Corinne Lafont ’26, the 2025 Screw Your Roommate organizer and Swarthmore senior, has never been on a Screw date. “I’ve been hesitant because it’s so public. But this year…who knows! If everyone’s on a date, then nobody’s really paying attention to me, you know?”
Lafont decided to run Screw — Swarthmore’s biannual matchmaking night — because she believes it is a reminder that even at a small school, there are still opportunities for new experiences and connections. She praised Swarthmore’s student-run culture and said the students are warm and willing to open up; this is why she thinks the tradition is still around over 40 years later.
As Lafont advertises the event, she faces an uphill battle. Her hesitancy to go isn’t unique. Everyone at Swarthmore seems afraid to get Screwed. In my own unsuccessful quest to get friends to sign up for Screw, I’ve asked whoever I can for permission to set them up with a potential fling or friend, touting the joys of making a new connection at a school of constant work and routine. But most people recoil at the thought of the awkwardness.
Public humiliation is an integral part of Screw, according to former Dean Ted Goundie in a 1996 Phoenix article. Screw, Goundie said, is a Swarthmore institution. A Phoenix editorial pledging a paper-wide Screw endorsement from 1998 promotes the event as an opportunity to escape Swarthmore’s intensity and loosen up, with the embarrassment serving as a strength rather than weakness. “With Swat gossip levels out of sight, the inaccessibility of cars, and only one ‘date place’ on campus (Paces), casual dating at Swarthmore is all but extinct. Screw addresses all three of these issues.”

Another reporter in a Feb. 17, 1989 Phoenix article wrote: “Everyone had been in an uproar for weeks. The whole social structure had been shaken to its very roots. Phone calls had been made, arrangements had fallen through. No one could agree on anyone. No, this wasn’t the realization of Marx’s prediction of a social revolution … It was time for Swarthmore’s annual ‘Screw Your Roommate’ Dance.”
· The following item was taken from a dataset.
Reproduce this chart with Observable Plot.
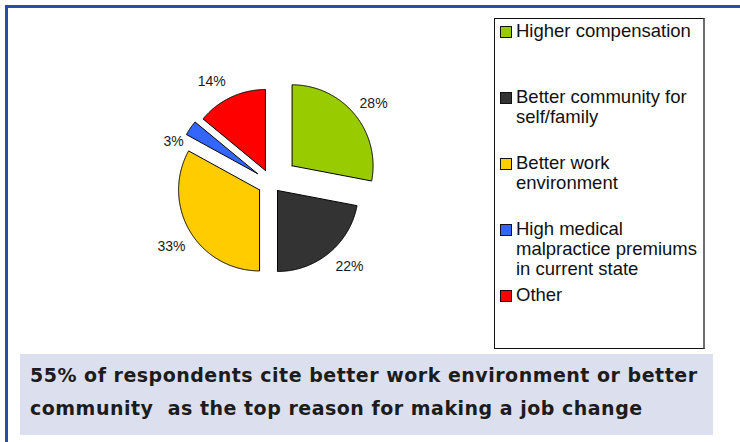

Does the current approach to Screw’s humiliation as something to avoid rather than collectively embrace embody something larger? At Swarthmore, you can’t go anywhere without being observed (or self-indulgently convincing yourself you’re being observed) by every ex, classmate, boss, professor, former roommate, and second acquaintance you have. With only 1,700 people, word travels fast and nothing is unknown by strangers on campus. So look over your shoulder at all times at parties and stick to those you know.
When Marriage Pact launched last fall, it was a success. 62% of students participated. From the comfort of their rooms and friend groups on their laptop, they willingly agreed to be paired with a stranger. And then most likely never met in person. In the digital age, human connection is now more avoidable. At an already awkward school, is it going extinct?
In the pursuit to avoid embarrassment, we’ve managed to avoid the growth that comes after it. Someone sees you badly drunkenly dancing or your class crush politely declines you. So what? We fail tests and bounce back. Why not social interactions too? Isn’t part of college about making a fool of and then picking yourself off the ground?
Lafont is planning to participate in Screw this year, embracing the tradition as she prepares to graduate and move further than a 10-minute radius away from friends. “Honestly, we don’t realize how fleeting college is. Screw’s a big part of that. The fact that my friends are here and want to set me up with someone they respect, is special.”
If we want to make Swarthmore a place of spontaneity and human connection, we may have to be willing to risk a little coolness. Public humiliation, when reclaimed as a collective tradition, takes on a new power. Screw may be awkward, and students may feel like everyone is talking about them. But screw them.